So I know I said I was going to work all day yesterday and technically I did but in a different way. Yesterday, I spent my day with a West African Dance Troop!
And to think I almost stayed at home. One of the things I wanted to do id go hang out with them and sketch and watch one f there performances. It was located at a Unity Church, in North Kansas City. I did get to do some sketching but not as much as I would have liked. I wished I had a good camera so I could do some photos and bring them back home to go some sketching afterward. When the women dance they move there bodies so fast! But is is so beautiful.
After all this I went to my friend Vanessa's house and helped her cut veggies and prepare food for Sunday events. The church had recently come back from Tanzania and they were doing a special African themed service all day. When we were done we went out for a midnight music jam and watched them shoot a radio show get recorded live. It was amazing. Kansas City has a very big jazz and blues community. The place was absolutely packed. The music was just heavenly. I got chills.
But while I was with Vanessa in the kitchen we were talking about teaching and I told her a story about a young man I knew. His day and him got into an argument cause he hit on the dads 25 year old girlfriend (dad is almost 50) and the dad Kicked him out and told him he didn't have anymore family.

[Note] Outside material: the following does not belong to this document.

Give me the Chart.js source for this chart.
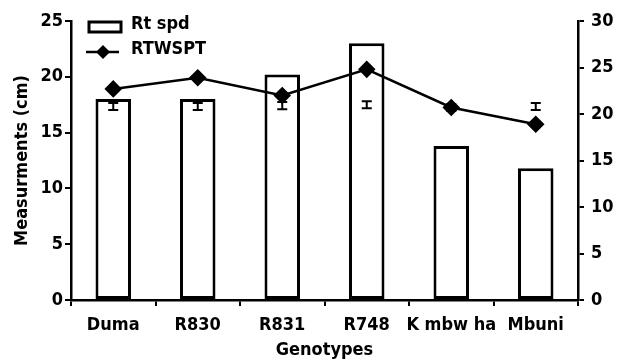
<!DOCTYPE html>
<html>
<head>
<meta charset="utf-8">
<script src="https://cdn.jsdelivr.net/npm/chart.js@4/dist/chart.umd.min.js"></script>
<style>
  html, body { margin: 0; padding: 0; background: #fff; }
  #wrap { width: 619px; height: 362px; }
</style>
</head>
<body>
<div id="wrap"><canvas id="myChart"></canvas></div>
<script>
// Werte
const genotypes = ["Duma", "R830", "R831", "R748", "K mbw ha", "Mbuni"];
const rtSpd = [18, 18, 20.2, 23, 13.8, 11.8];          // linke Achse
const rtwspt = [22.7, 23.9, 22.0, 24.8, 20.7, 18.9];   // rechte Achse
const errMid = [20.8, 20.8, 20.9, 21.0, 20.7, 20.8];   // Fehlerbalken (rechte Achse)
const errHalf = [0.38, 0.38, 0.38, 0.38, 0.38, 0.38];
const leftTicks = [0, 5, 10, 15, 20, 25];
const rightTicks = [0, 5, 10, 15, 20, 25, 30];

const FAM = "'DejaVu Sans Condensed', 'DejaVu Sans', sans-serif";
const fnt = { family: FAM, size: 18, weight: "bold" };

// Fehlerbalken zeichnen
const errorBars = {
  id: "errorBars",
  afterDatasetsDraw(chart) {
    const ctx = chart.ctx;
    const x = chart.scales.x, y1 = chart.scales.y1;
    ctx.save();
    ctx.strokeStyle = "#000";
    ctx.lineWidth = 2;
    errMid.forEach((m, i) => {
      const px = x.getPixelForValue(i);
      const top = y1.getPixelForValue(m + errHalf[i]);
      const bot = y1.getPixelForValue(m - errHalf[i]);
      ctx.beginPath();
      ctx.moveTo(px, top); ctx.lineTo(px, bot);
      ctx.moveTo(px - 5, top); ctx.lineTo(px + 5, top);
      ctx.moveTo(px - 5, bot); ctx.lineTo(px + 5, bot);
      ctx.stroke();
    });
    ctx.restore();
  }
};

// eigene Legende oben links
const myLegend = {
  id: "myLegend",
  afterDraw(chart) {
    const ctx = chart.ctx;
    const a = chart.chartArea;
    const bar = chart.data.datasets[1], line = chart.data.datasets[0];
    ctx.save();
    ctx.strokeStyle = "#000";
    ctx.fillStyle = "#000";
    ctx.lineWidth = 3;
    ctx.strokeRect(a.left + 18, a.top + 1, 32, 10);
    ctx.lineWidth = 2.5;
    ctx.beginPath();
    ctx.moveTo(a.left + 15, a.top + 31);
    ctx.lineTo(a.left + 48, a.top + 31);
    ctx.stroke();
    const cx = a.left + 32, cy = a.top + 31, r = 7;
    ctx.beginPath();
    ctx.moveTo(cx, cy - r); ctx.lineTo(cx + r, cy); ctx.lineTo(cx, cy + r); ctx.lineTo(cx - r, cy);
    ctx.closePath();
    ctx.fill();
    ctx.font = "bold 18px " + FAM;
    ctx.textBaseline = "middle";
    ctx.textAlign = "left";
    ctx.fillText(bar.label, a.left + 60, a.top + 3);
    ctx.fillText(line.label, a.left + 60, a.top + 28);
    ctx.restore();
  }
};

const data = {
  labels: genotypes,
  datasets: [
    {
      type: "line",
      label: "RTWSPT",
      data: rtwspt,
      yAxisID: "y1",
      borderColor: "#000",
      borderWidth: 2.5,
      pointStyle: "rectRot",
      pointRadius: 7,
      pointBackgroundColor: "#000",
      pointBorderColor: "#000",
      tension: 0,
      order: 0
    },
    {
      type: "bar",
      label: "Rt spd",
      data: rtSpd,
      yAxisID: "y",
      backgroundColor: "#fff",
      borderColor: "#000",
      borderWidth: 3,
      borderSkipped: false,
      barPercentage: 0.42,
      categoryPercentage: 1,
      order: 1
    }
  ]
};

const config = {
  type: "bar",
  data: data,
  options: {
    responsive: true,
    maintainAspectRatio: false,
    animation: false,
    layout: { padding: { top: 21, left: 0, right: 0, bottom: 0 } },
    scales: {
      x: {
        afterFit: s => { s.height = 62; },
        grid: {
          drawOnChartArea: false,
          color: "#000",
          tickColor: "#000",
          tickLength: 6,
          lineWidth: 2
        },
        border: { color: "#000", width: 2.5 },
        ticks: { padding: 9, font: fnt, color: "#000", maxRotation: 0, minRotation: 0, autoSkip: false },
        title: { display: true, text: "Genotypes", font: fnt, color: "#000", padding: { top: 0, bottom: 1 } }
      },
      y: {
        position: "left",
        min: 0,
        max: 25,
        afterFit: s => { s.width = 71; },
        afterBuildTicks: s => { s.ticks = leftTicks.map(v => ({ value: v })); },
        grid: {
          drawOnChartArea: false,
          tickColor: "#000",
          tickLength: 6,
          lineWidth: 2
        },
        border: { color: "#000", width: 2.5 },
        ticks: { padding: 2, font: fnt, color: "#000" },
        title: { display: true, text: "Measurments (cm)", font: fnt, color: "#000", padding: { top: 12, bottom: 0 } }
      },
      y1: {
        position: "right",
        min: 0,
        max: 30,
        afterFit: s => { s.width = 41; },
        afterBuildTicks: s => { s.ticks = rightTicks.map(v => ({ value: v })); },
        grid: {
          drawOnChartArea: false,
          tickColor: "#000",
          tickLength: 6,
          lineWidth: 2
        },
        border: { color: "#000", width: 2.5 },
        ticks: { padding: 7, font: fnt, color: "#000" }
      }
    },
    plugins: {
      legend: { display: false },
      tooltip: { enabled: false }
    },
    hover: { mode: null }
  },
  plugins: [errorBars, myLegend]
};

const myChart = new Chart(document.getElementById("myChart"), config);
</script>
</body>
</html>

The boy walked the streets and was trying to work at a barber shop where he met another man that was a bad influence on him and the man convinced him to go cash some checks saying he would give him part of the money. The boy got in trouble and got picked up by the police. He was sentenced to do jail on the weekends. He was only 19 and the dad pleaded with the judge not to give his son 7 years in prison.
So I was telling Vanessa this story and I asked her you know I wonder how different his life would have been had he been involved in something like this. Vanessa said to me, Idle hands do the Devils work. Her troop has such a close bond and there is such a feeling of community and when I am around my family I just feel that man I wish I had that. I went to church with my mom last week and as we were walking to the door I held her hand. She pulled it away. When i leaned close to her as we sat together in the church she scoot over. I have always felt alone in my family. Isolated. When of there kids played I was not allowed to join them. many of my cousins and often my nieces and nephews never wanted me around and never really treated me like I was apart of what they were doing when I was coming up, So I drew and I sang and I even danced all by myself a lot of the time. I remember when I came home from NY/NJ after being gone for 4 years and my mom is sitting her talking at me about stuff and she says you don't talk that much do you. But I never did cause honestly no one wanted to talk to me, I was always the quit girl that sat and listened to people have conversations but never participated.
I wonder what would have happened to me had I not been an artist. Had I not had an outlet like so many young people these days.